Multi-channel marketing means your brand operates across several platforms or touchpoints. Omnichannel marketing means those touchpoints are connected, sharing customer data and context so the experience stays coherent as someone moves between them. The difference is not about how many channels you use, but whether they work together around the customer.
Can a small business implement omnichannel marketing?
Yes, though the scale looks different. A small business does not need enterprise-level technology to deliver a connected experience. Consistent customer records, a CRM that feeds into email and support, and clear communication between whoever manages each channel is a workable starting point.
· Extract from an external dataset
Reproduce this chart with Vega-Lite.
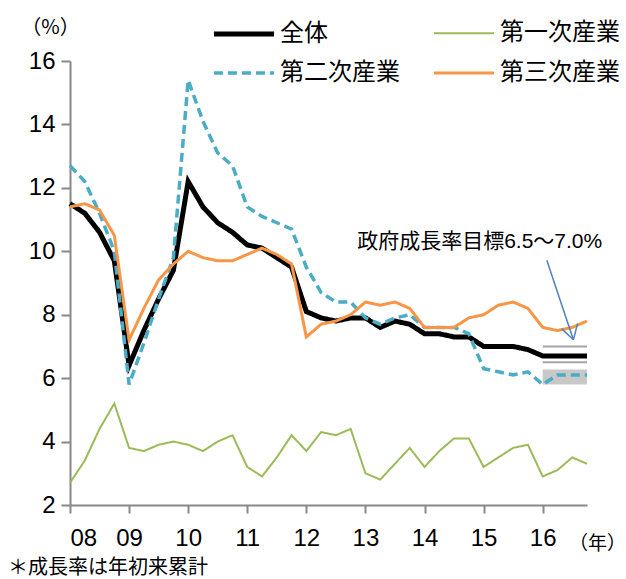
{
  "$schema": "https://vega.github.io/schema/vega-lite/v6.json",
  "width": 517,
  "height": 444,
  "autosize": "none",
  "padding": {"left": 70, "top": 61, "right": 39, "bottom": 74},
  "title": {"text": "＊成長率は年初来累計", "orient": "bottom", "anchor": "start", "frame": "group", "dx": -62, "offset": 5, "font": "Noto Sans CJK JP", "fontSize": 20, "fontWeight": "normal", "color": "black"},
  "config": {"view": {"stroke": null}, "background": "white"},
  "datasets": {
    "series": [
      {"t": 2008.0, "s": "全体", "v": 11.5}, {"t": 2008.25, "s": "全体", "v": 11.2}, {"t": 2008.5, "s": "全体", "v": 10.6}, {"t": 2008.75, "s": "全体", "v": 9.7},
      {"t": 2009.0, "s": "全体", "v": 6.4}, {"t": 2009.25, "s": "全体", "v": 7.5}, {"t": 2009.5, "s": "全体", "v": 8.5}, {"t": 2009.75, "s": "全体", "v": 9.4},
      {"t": 2010.0, "s": "全体", "v": 12.2}, {"t": 2010.25, "s": "全体", "v": 11.4}, {"t": 2010.5, "s": "全体", "v": 10.9}, {"t": 2010.75, "s": "全体", "v": 10.6},
      {"t": 2011.0, "s": "全体", "v": 10.2}, {"t": 2011.25, "s": "全体", "v": 10.1}, {"t": 2011.5, "s": "全体", "v": 9.8}, {"t": 2011.75, "s": "全体", "v": 9.5},
      {"t": 2012.0, "s": "全体", "v": 8.1}, {"t": 2012.25, "s": "全体", "v": 7.9}, {"t": 2012.5, "s": "全体", "v": 7.8}, {"t": 2012.75, "s": "全体", "v": 7.9},
      {"t": 2013.0, "s": "全体", "v": 7.9}, {"t": 2013.25, "s": "全体", "v": 7.6}, {"t": 2013.5, "s": "全体", "v": 7.8}, {"t": 2013.75, "s": "全体", "v": 7.7},
      {"t": 2014.0, "s": "全体", "v": 7.4}, {"t": 2014.25, "s": "全体", "v": 7.4}, {"t": 2014.5, "s": "全体", "v": 7.3}, {"t": 2014.75, "s": "全体", "v": 7.3},
      {"t": 2015.0, "s": "全体", "v": 7.0}, {"t": 2015.25, "s": "全体", "v": 7.0}, {"t": 2015.5, "s": "全体", "v": 7.0}, {"t": 2015.75, "s": "全体", "v": 6.9},
      {"t": 2016.0, "s": "全体", "v": 6.7}, {"t": 2016.25, "s": "全体", "v": 6.7}, {"t": 2016.5, "s": "全体", "v": 6.7}, {"t": 2016.75, "s": "全体", "v": 6.7},

      {"t": 2008.0, "s": "第一次産業", "v": 2.7}, {"t": 2008.25, "s": "第一次産業", "v": 3.4}, {"t": 2008.5, "s": "第一次産業", "v": 4.4}, {"t": 2008.75, "s": "第一次産業", "v": 5.2},
      {"t": 2009.0, "s": "第一次産業", "v": 3.8}, {"t": 2009.25, "s": "第一次産業", "v": 3.7}, {"t": 2009.5, "s": "第一次産業", "v": 3.9}, {"t": 2009.75, "s": "第一次産業", "v": 4.0},
      {"t": 2010.0, "s": "第一次産業", "v": 3.9}, {"t": 2010.25, "s": "第一次産業", "v": 3.7}, {"t": 2010.5, "s": "第一次産業", "v": 4.0}, {"t": 2010.75, "s": "第一次産業", "v": 4.2},
      {"t": 2011.0, "s": "第一次産業", "v": 3.2}, {"t": 2011.25, "s": "第一次産業", "v": 2.9}, {"t": 2011.5, "s": "第一次産業", "v": 3.5}, {"t": 2011.75, "s": "第一次産業", "v": 4.2},
      {"t": 2012.0, "s": "第一次産業", "v": 3.7}, {"t": 2012.25, "s": "第一次産業", "v": 4.3}, {"t": 2012.5, "s": "第一次産業", "v": 4.2}, {"t": 2012.75, "s": "第一次産業", "v": 4.4},
      {"t": 2013.0, "s": "第一次産業", "v": 3.0}, {"t": 2013.25, "s": "第一次産業", "v": 2.8}, {"t": 2013.5, "s": "第一次産業", "v": 3.3}, {"t": 2013.75, "s": "第一次産業", "v": 3.8},
      {"t": 2014.0, "s": "第一次産業", "v": 3.2}, {"t": 2014.25, "s": "第一次産業", "v": 3.7}, {"t": 2014.5, "s": "第一次産業", "v": 4.1}, {"t": 2014.75, "s": "第一次産業", "v": 4.1},
      {"t": 2015.0, "s": "第一次産業", "v": 3.2}, {"t": 2015.25, "s": "第一次産業", "v": 3.5}, {"t": 2015.5, "s": "第一次産業", "v": 3.8}, {"t": 2015.75, "s": "第一次産業", "v": 3.9},
      {"t": 2016.0, "s": "第一次産業", "v": 2.9}, {"t": 2016.25, "s": "第一次産業", "v": 3.1}, {"t": 2016.5, "s": "第一次産業", "v": 3.5}, {"t": 2016.75, "s": "第一次産業", "v": 3.3},

      {"t": 2008.0, "s": "第二次産業", "v": 12.7}, {"t": 2008.25, "s": "第二次産業", "v": 12.2}, {"t": 2008.5, "s": "第二次産業", "v": 11.2}, {"t": 2008.75, "s": "第二次産業", "v": 10.0},
      {"t": 2009.0, "s": "第二次産業", "v": 5.8}, {"t": 2009.25, "s": "第二次産業", "v": 7.1}, {"t": 2009.5, "s": "第二次産業", "v": 8.5}, {"t": 2009.75, "s": "第二次産業", "v": 9.8},
      {"t": 2010.0, "s": "第二次産業", "v": 15.4}, {"t": 2010.25, "s": "第二次産業", "v": 14.1}, {"t": 2010.5, "s": "第二次産業", "v": 13.1}, {"t": 2010.75, "s": "第二次産業", "v": 12.7},
      {"t": 2011.0, "s": "第二次産業", "v": 11.4}, {"t": 2011.25, "s": "第二次産業", "v": 11.1}, {"t": 2011.5, "s": "第二次産業", "v": 10.9}, {"t": 2011.75, "s": "第二次産業", "v": 10.7},
      {"t": 2012.0, "s": "第二次産業", "v": 9.5}, {"t": 2012.25, "s": "第二次産業", "v": 8.7}, {"t": 2012.5, "s": "第二次産業", "v": 8.4}, {"t": 2012.75, "s": "第二次産業", "v": 8.4},
      {"t": 2013.0, "s": "第二次産業", "v": 7.9}, {"t": 2013.25, "s": "第二次産業", "v": 7.7}, {"t": 2013.5, "s": "第二次産業", "v": 7.9}, {"t": 2013.75, "s": "第二次産業", "v": 8.0},
      {"t": 2014.0, "s": "第二次産業", "v": 7.6}, {"t": 2014.25, "s": "第二次産業", "v": 7.6}, {"t": 2014.5, "s": "第二次産業", "v": 7.6}, {"t": 2014.75, "s": "第二次産業", "v": 7.4},
      {"t": 2015.0, "s": "第二次産業", "v": 6.3}, {"t": 2015.25, "s": "第二次産業", "v": 6.2}, {"t": 2015.5, "s": "第二次産業", "v": 6.1}, {"t": 2015.75, "s": "第二次産業", "v": 6.2},
      {"t": 2016.0, "s": "第二次産業", "v": 5.8}, {"t": 2016.25, "s": "第二次産業", "v": 6.1}, {"t": 2016.5, "s": "第二次産業", "v": 6.1}, {"t": 2016.75, "s": "第二次産業", "v": 6.1},

      {"t": 2008.0, "s": "第三次産業", "v": 11.4}, {"t": 2008.25, "s": "第三次産業", "v": 11.5}, {"t": 2008.5, "s": "第三次産業", "v": 11.3}, {"t": 2008.75, "s": "第三次産業", "v": 10.5},
      {"t": 2009.0, "s": "第三次産業", "v": 7.2}, {"t": 2009.25, "s": "第三次産業", "v": 8.2}, {"t": 2009.5, "s": "第三次産業", "v": 9.1}, {"t": 2009.75, "s": "第三次産業", "v": 9.6},
      {"t": 2010.0, "s": "第三次産業", "v": 10.0}, {"t": 2010.25, "s": "第三次産業", "v": 9.8}, {"t": 2010.5, "s": "第三次産業", "v": 9.7}, {"t": 2010.75, "s": "第三次産業", "v": 9.7},
      {"t": 2011.0, "s": "第三次産業", "v": 9.9}, {"t": 2011.25, "s": "第三次産業", "v": 10.1}, {"t": 2011.5, "s": "第三次産業", "v": 9.9}, {"t": 2011.75, "s": "第三次産業", "v": 9.6},
      {"t": 2012.0, "s": "第三次産業", "v": 7.3}, {"t": 2012.25, "s": "第三次産業", "v": 7.7}, {"t": 2012.5, "s": "第三次産業", "v": 7.8}, {"t": 2012.75, "s": "第三次産業", "v": 8.0},
      {"t": 2013.0, "s": "第三次産業", "v": 8.4}, {"t": 2013.25, "s": "第三次産業", "v": 8.3}, {"t": 2013.5, "s": "第三次産業", "v": 8.4}, {"t": 2013.75, "s": "第三次産業", "v": 8.2},
      {"t": 2014.0, "s": "第三次産業", "v": 7.6}, {"t": 2014.25, "s": "第三次産業", "v": 7.6}, {"t": 2014.5, "s": "第三次産業", "v": 7.6}, {"t": 2014.75, "s": "第三次産業", "v": 7.9},
      {"t": 2015.0, "s": "第三次産業", "v": 8.0}, {"t": 2015.25, "s": "第三次産業", "v": 8.3}, {"t": 2015.5, "s": "第三次産業", "v": 8.4}, {"t": 2015.75, "s": "第三次産業", "v": 8.2},
      {"t": 2016.0, "s": "第三次産業", "v": 7.6}, {"t": 2016.25, "s": "第三次産業", "v": 7.5}, {"t": 2016.5, "s": "第三次産業", "v": 7.6}, {"t": 2016.75, "s": "第三次産業", "v": 7.8}
    ],
    "band": [{"x1": 2016.0, "x2": 2016.75, "y1": 5.8, "y2": 6.27}],
    "target": [{"x1": 2016.0, "x2": 2016.75, "y": 7.0}, {"x1": 2016.0, "x2": 2016.75, "y": 6.5}],
    "arrow": [
      {"x1": 2016.07, "y1": 9.72, "x2": 2016.52, "y2": 7.21},
      {"x1": 2016.32, "y1": 7.56, "x2": 2016.52, "y2": 7.21},
      {"x1": 2016.59, "y1": 7.72, "x2": 2016.52, "y2": 7.21}
    ],
    "note": [{"x": 2012.86, "y": 10.29, "label": "政府成長率目標6.5～7.0%"}]
  },
  "layer": [
    {
      "data": {"name": "band"},
      "mark": {"type": "rect", "color": "#C8C8C8"},
      "encoding": {
        "x": {"field": "x1", "type": "quantitative", "scale": {"domain": [2008, 2016.75], "nice": false, "zero": false},
          "axis": {"values": [2008, 2009, 2010, 2011, 2012, 2013, 2014, 2015, 2016], "format": "d", "labelExpr": "substring(datum.label, 2)", "grid": false,
            "domainColor": "#888888", "domainWidth": 2, "tickColor": "#888888", "tickWidth": 2, "tickSize": 8,
            "labelFont": "Liberation Sans", "labelFontSize": 24, "labelColor": "black", "labelPadding": 13,
            "title": "（年）", "titleFont": "Noto Sans CJK JP", "titleFontSize": 19, "titleFontWeight": "normal", "titleColor": "black",
            "titleX": 527, "titleY": 38, "titleAlign": "center", "titleBaseline": "middle"}},
        "x2": {"field": "x2"},
        "y": {"field": "y1", "type": "quantitative", "scale": {"domain": [2, 16], "nice": false, "zero": false},
          "axis": {"values": [2, 4, 6, 8, 10, 12, 14, 16], "grid": false,
            "domainColor": "#888888", "domainWidth": 2, "tickColor": "#888888", "tickWidth": 2, "tickSize": 9,
            "labelFont": "Liberation Sans", "labelFontSize": 24, "labelColor": "black", "labelPadding": 6,
            "title": "（%）", "titleFont": "Noto Sans CJK JP", "titleFontSize": 20, "titleFontWeight": "normal", "titleColor": "black",
            "titleAngle": 0, "titleX": -20, "titleY": -34, "titleAlign": "center", "titleBaseline": "middle"}},
        "y2": {"field": "y2"}
      }
    },
    {
      "data": {"name": "target"},
      "mark": {"type": "rule", "color": "#A6A6A6", "strokeWidth": 2},
      "encoding": {
        "x": {"field": "x1", "type": "quantitative"},
        "x2": {"field": "x2"},
        "y": {"field": "y", "type": "quantitative"}
      }
    },
    {
      "data": {"name": "series"},
      "mark": {"type": "line", "strokeCap": "butt", "strokeJoin": "miter"},
      "encoding": {
        "x": {"field": "t", "type": "quantitative"},
        "y": {"field": "v", "type": "quantitative"},
        "color": {"field": "s", "type": "nominal",
          "scale": {"domain": ["全体", "第一次産業", "第二次産業", "第三次産業"], "range": ["#000000", "#9BBB59", "#4BACC6", "#F79646"]},
          "legend": {"title": null, "orient": "none", "legendX": 146, "legendY": -55, "columns": 2, "direction": "horizontal",
            "symbolType": "M-1.19,0H1.19", "symbolSize": 2550, "symbolFillColor": "transparent", "labelFont": "Noto Sans CJK JP", "labelFontSize": 24, "labelColor": "black",
            "labelOffset": 8, "columnPadding": 27, "rowPadding": 0, "padding": 0}},
        "strokeDash": {"field": "s", "type": "nominal",
          "scale": {"domain": ["全体", "第一次産業", "第二次産業", "第三次産業"], "range": [[1, 0], [1, 0], [9, 5], [1, 0]]}},
        "strokeWidth": {"field": "s", "type": "nominal",
          "scale": {"type": "ordinal", "domain": ["全体", "第一次産業", "第二次産業", "第三次産業"], "range": [5, 2, 3.5, 3]}}
      }
    },
    {
      "data": {"name": "arrow"},
      "mark": {"type": "rule", "color": "#4F81BD", "strokeWidth": 1.5},
      "encoding": {
        "x": {"field": "x1", "type": "quantitative"},
        "y": {"field": "y1", "type": "quantitative"},
        "x2": {"field": "x2"},
        "y2": {"field": "y2"}
      }
    },
    {
      "data": {"name": "note"},
      "mark": {"type": "text", "align": "left", "baseline": "middle", "font": "Liberation Sans, Noto Sans CJK JP", "fontSize": 21, "color": "black"},
      "encoding": {
        "x": {"field": "x", "type": "quantitative"},
        "y": {"field": "y", "type": "quantitative"},
        "text": {"field": "label"}
      }
    }
  ]
}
The principle, that the customer should not have to repeat themselves or receive contradictory messages, applies at any size.
Why do so many companies claim to be omnichannel when they are not?
Because the word has become a marketing term rather than a technical standard. Businesses adopt the language without the underlying infrastructure. The most common gap is data: channels are present but not connected, so the customer experience is inconsistent even when the strategy documents say otherwise. An honest audit of what the customer actually experiences across channel handoffs usually reveals the gap quickly.
Is omnichannel the same as personalisation?
They are related but not the same. Personalisation is about tailoring content or offers to an individual based on what you know about them. Omnichannel is about ensuring that knowledge persists and informs the experience across every channel the customer uses. Personalisation can exist within a single channel. Omnichannel requires it to work across all of them consistently.
What should a business fix first when moving toward omnichannel?
Customer identity resolution is the foundational problem. If you cannot consistently recognise the same customer across channels and devices, none of the personalisation or contextual continuity that defines omnichannel is possible. After that, the channel handoffs are the most productive place to focus, specifically the moments where a customer moves from one touchpoint to another and information is lost in the transition.